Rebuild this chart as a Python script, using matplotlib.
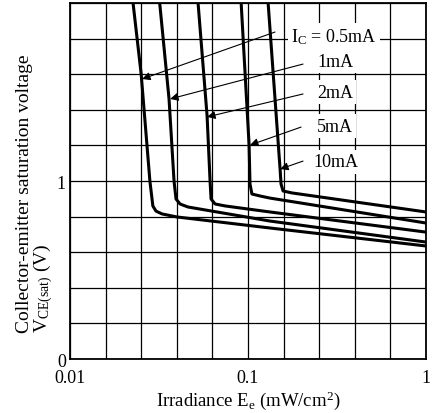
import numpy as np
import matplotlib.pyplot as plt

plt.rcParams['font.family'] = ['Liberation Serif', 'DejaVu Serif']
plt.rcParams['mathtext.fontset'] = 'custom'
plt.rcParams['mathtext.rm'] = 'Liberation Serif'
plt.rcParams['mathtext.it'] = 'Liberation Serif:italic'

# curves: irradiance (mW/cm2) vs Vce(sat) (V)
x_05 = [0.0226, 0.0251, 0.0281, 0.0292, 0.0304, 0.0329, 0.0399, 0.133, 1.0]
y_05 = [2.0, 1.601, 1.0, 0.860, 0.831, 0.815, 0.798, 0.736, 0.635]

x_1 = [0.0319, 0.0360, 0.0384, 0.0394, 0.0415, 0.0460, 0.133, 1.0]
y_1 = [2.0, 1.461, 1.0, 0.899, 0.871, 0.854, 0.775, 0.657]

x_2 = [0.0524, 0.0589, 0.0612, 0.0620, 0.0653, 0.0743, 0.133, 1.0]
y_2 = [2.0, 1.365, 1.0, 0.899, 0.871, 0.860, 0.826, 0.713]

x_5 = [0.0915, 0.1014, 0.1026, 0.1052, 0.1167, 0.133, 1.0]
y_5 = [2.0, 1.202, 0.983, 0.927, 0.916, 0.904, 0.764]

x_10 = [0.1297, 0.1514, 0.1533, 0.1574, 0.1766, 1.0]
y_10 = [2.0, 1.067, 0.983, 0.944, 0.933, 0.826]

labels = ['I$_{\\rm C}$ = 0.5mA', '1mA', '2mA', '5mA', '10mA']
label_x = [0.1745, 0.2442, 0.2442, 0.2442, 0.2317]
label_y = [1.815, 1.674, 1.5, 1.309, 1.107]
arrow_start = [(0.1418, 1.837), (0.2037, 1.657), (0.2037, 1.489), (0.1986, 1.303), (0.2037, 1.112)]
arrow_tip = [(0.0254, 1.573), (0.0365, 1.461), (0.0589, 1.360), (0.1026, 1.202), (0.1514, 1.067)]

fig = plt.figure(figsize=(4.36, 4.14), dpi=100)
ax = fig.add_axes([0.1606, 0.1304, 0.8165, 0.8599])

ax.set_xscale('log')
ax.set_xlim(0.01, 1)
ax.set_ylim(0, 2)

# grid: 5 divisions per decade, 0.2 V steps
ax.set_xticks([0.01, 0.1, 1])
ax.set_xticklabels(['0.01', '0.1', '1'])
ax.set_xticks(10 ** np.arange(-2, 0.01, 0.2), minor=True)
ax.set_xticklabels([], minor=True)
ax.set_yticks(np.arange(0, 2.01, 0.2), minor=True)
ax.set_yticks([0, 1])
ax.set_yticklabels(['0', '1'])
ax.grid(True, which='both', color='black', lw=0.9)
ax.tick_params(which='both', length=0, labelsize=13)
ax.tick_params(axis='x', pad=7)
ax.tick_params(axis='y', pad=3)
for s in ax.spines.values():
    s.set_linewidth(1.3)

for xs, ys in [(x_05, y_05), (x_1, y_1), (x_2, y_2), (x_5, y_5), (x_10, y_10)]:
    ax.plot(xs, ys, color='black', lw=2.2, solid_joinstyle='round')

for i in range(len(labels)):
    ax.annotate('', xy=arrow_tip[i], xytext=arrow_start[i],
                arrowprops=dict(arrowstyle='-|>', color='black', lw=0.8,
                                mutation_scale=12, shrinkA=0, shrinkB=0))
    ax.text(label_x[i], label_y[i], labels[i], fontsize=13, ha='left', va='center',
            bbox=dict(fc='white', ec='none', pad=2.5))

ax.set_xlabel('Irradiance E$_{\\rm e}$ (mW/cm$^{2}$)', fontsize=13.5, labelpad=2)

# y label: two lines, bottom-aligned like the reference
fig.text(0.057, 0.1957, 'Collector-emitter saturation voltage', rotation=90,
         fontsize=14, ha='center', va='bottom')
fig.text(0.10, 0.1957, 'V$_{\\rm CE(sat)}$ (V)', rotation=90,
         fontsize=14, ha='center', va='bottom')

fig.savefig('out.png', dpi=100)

○ ○ ○ ○ ○

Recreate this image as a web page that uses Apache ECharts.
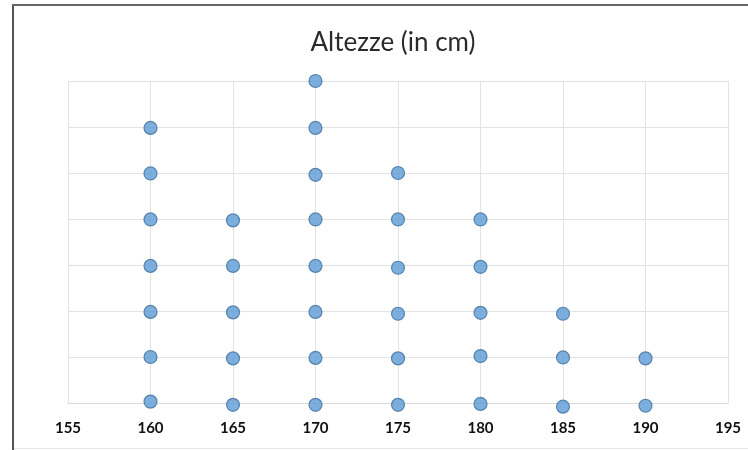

○ ○ ○ ○ ○

Go to the line that contains "Rebuild this chart" and copy from there down to the line that contains "plt.rcParams['mathtext.it'] = 'Liberation", with both lines included. Pass over the pictures.

Rebuild this chart as a Python script, using matplotlib.
import numpy as np
import matplotlib.pyplot as plt

plt.rcParams['font.family'] = ['Liberation Serif', 'DejaVu Serif']
plt.rcParams['mathtext.fontset'] = 'custom'
plt.rcParams['mathtext.rm'] = 'Liberation Serif'
plt.rcParams['mathtext.it'] = 'Liberation Serif:italic'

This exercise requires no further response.